Some Facts on the USDA Loan Program

The USDA loan is the most underutilized and under-appreciated loans available today. It is a no down payment mortgage loan that, in many cases, covers closing costs as we. Many view the USDA loan as a farm loan, or a loan only eligible for way out in the country. Actually, the USDA loan no longer covers farm loans. And it actually covers a many suburban areas too. Compare the loan to a conventional loan, and the credit requirements are much more forgiving. Some lenders can take on credit scores as low as 620! Also, there is very low monthly mortgage insurance attached to the USDA loan. Unlike the PMI included in a FHA or conventional loan, the USDA loan requires mortgage insurance at a fraction of the cost. The interest rate associated with the USDA loan is often lower than that of other loans as well. Another difference between the USDA loan to other mortgage loans is that the loan doesn’t allow for a cosigner, only a co-borrower. The difference is that a co-borrower must be someone who will be living in the home as well. The USDA loan also does not typically cover manufactured homes. Also, there is a limit to how much land can come with a specific property – 30% of the value of the property.
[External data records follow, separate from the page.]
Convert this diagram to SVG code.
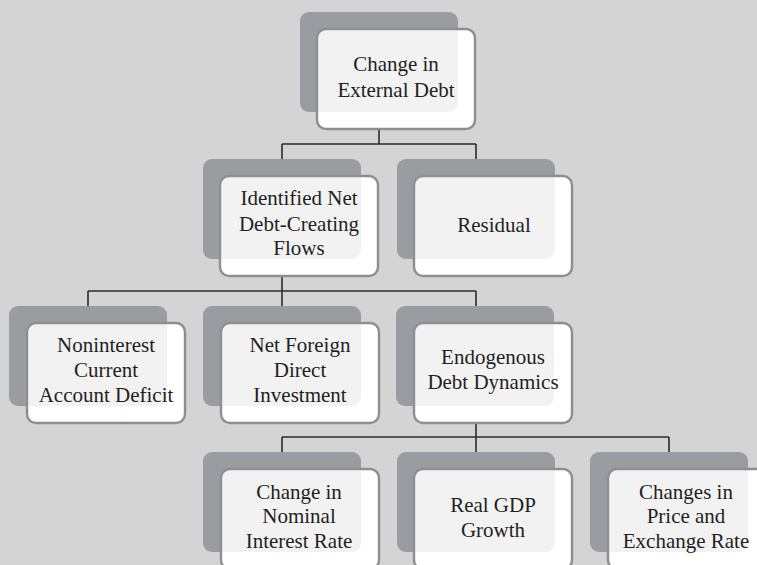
<svg xmlns="http://www.w3.org/2000/svg" width="757" height="565" viewBox="0 0 757 565">
<style>
.bg{fill:#d4d4d4}
.back{fill:#9c9da1}
.front{fill:#ffffff;stroke:#8e8e8f;stroke-width:2.4}
.tint{fill:#9c9da1;opacity:0.13}
.t{font-family:"Liberation Serif","Times New Roman",serif;font-size:21px;fill:#231f20;text-anchor:middle}
.c{fill:none;stroke:#2b2b2b;stroke-width:1.6}
</style>
<rect class="bg" x="0" y="0" width="757" height="565"/>
<g id="connectors">
<path class="c" d="M379,129 V144 M282,144 H476 M282,144 V159 M476,144 V159"/>
<path class="c" d="M282,276 V306 M88,291 H476 M88,291 V306 M476,291 V306"/>
<path class="c" d="M476,423 V452 M282,437 H669 M282,437 V452 M669,437 V452"/>
</g>
<g id="n-change-debt">
<rect class="back" x="300" y="12" width="158" height="100" rx="9"/>
<rect class="front" x="317" y="29" width="158" height="100" rx="9"/>
<rect class="tint" x="300" y="12" width="158" height="100" rx="9"/>
<text class="t" x="396" y="71">Change in</text>
<text class="t" x="396" y="97">External Debt</text>
</g>
<g id="n-identified">
<rect class="back" x="203" y="159" width="158" height="100" rx="9"/>
<rect class="front" x="220" y="176" width="158" height="100" rx="9"/>
<rect class="tint" x="203" y="159" width="158" height="100" rx="9"/>
<text class="t" x="299" y="205">Identified Net</text>
<text class="t" x="299" y="231">Debt-Creating</text>
<text class="t" x="299" y="255">Flows</text>
</g>
<g id="n-residual">
<rect class="back" x="397" y="159" width="158" height="100" rx="9"/>
<rect class="front" x="414" y="176" width="158" height="100" rx="9"/>
<rect class="tint" x="397" y="159" width="158" height="100" rx="9"/>
<text class="t" x="494" y="232">Residual</text>
</g>
<g id="n-noninterest">
<rect class="back" x="9" y="306" width="158" height="100" rx="9"/>
<rect class="front" x="27" y="323" width="158" height="100" rx="9"/>
<rect class="tint" x="9" y="306" width="158" height="100" rx="9"/>
<text class="t" x="106" y="352">Noninterest</text>
<text class="t" x="106" y="377">Current</text>
<text class="t" x="106" y="402">Account Deficit</text>
</g>
<g id="n-fdi">
<rect class="back" x="203" y="306" width="158" height="100" rx="9"/>
<rect class="front" x="221" y="323" width="158" height="100" rx="9"/>
<rect class="tint" x="203" y="306" width="158" height="100" rx="9"/>
<text class="t" x="300" y="352">Net Foreign</text>
<text class="t" x="300" y="377">Direct</text>
<text class="t" x="300" y="402">Investment</text>
</g>
<g id="n-endogenous">
<rect class="back" x="396" y="306" width="158" height="100" rx="9"/>
<rect class="front" x="414" y="323" width="158" height="100" rx="9"/>
<rect class="tint" x="396" y="306" width="158" height="100" rx="9"/>
<text class="t" x="493" y="364">Endogenous</text>
<text class="t" x="493" y="389">Debt Dynamics</text>
</g>
<g id="n-interest">
<rect class="back" x="203" y="452" width="158" height="100" rx="9"/>
<rect class="front" x="221" y="469" width="158" height="100" rx="9"/>
<rect class="tint" x="203" y="452" width="158" height="100" rx="9"/>
<text class="t" x="299" y="499">Change in</text>
<text class="t" x="299" y="523">Nominal</text>
<text class="t" x="299" y="548">Interest Rate</text>
</g>
<g id="n-gdp">
<rect class="back" x="397" y="452" width="158" height="100" rx="9"/>
<rect class="front" x="414" y="469" width="158" height="100" rx="9"/>
<rect class="tint" x="397" y="452" width="158" height="100" rx="9"/>
<text class="t" x="493" y="512">Real GDP</text>
<text class="t" x="493" y="537">Growth</text>
</g>
<g id="n-price">
<rect class="back" x="590" y="452" width="158" height="100" rx="9"/>
<rect class="front" x="608" y="469" width="158" height="100" rx="9"/>
<rect class="tint" x="590" y="452" width="158" height="100" rx="9"/>
<text class="t" x="686" y="499">Changes in</text>
<text class="t" x="686" y="523">Price and</text>
<text class="t" x="686" y="548">Exchange Rate</text>
</g>
</svg>
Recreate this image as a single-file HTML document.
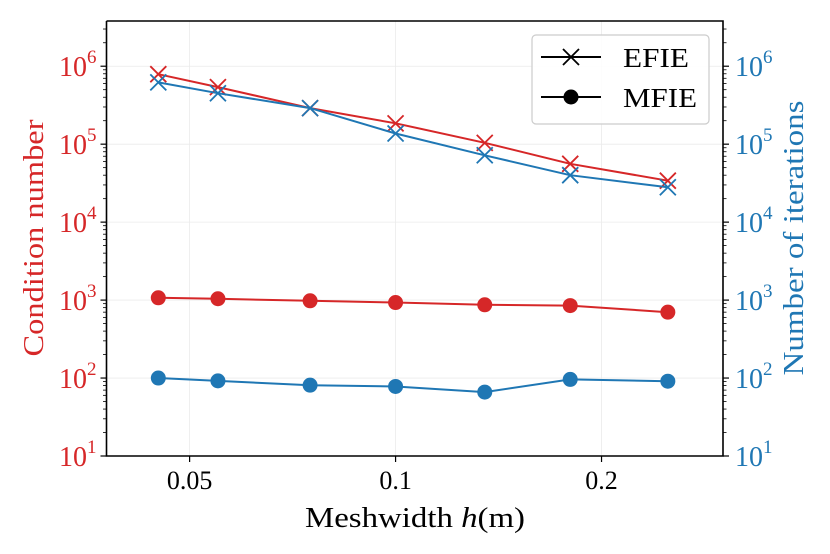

The program is also not limited to first time home buyers. And unlike many other loans, the loan can potentially work with a borrower who has had a chapter seven bankruptcy within 3 years of its discharge date and within 3 years of a foreclosure. This requires the borrower to have a pristine credit history as well as other requirements, but most loans do not allow for any leeway when it comes to the time frame after a BK or FC. The USDA loan is a wonderful loan if you’re current circumstance is not ideal, or even if you’re just looking for a loan with the most advantages for you.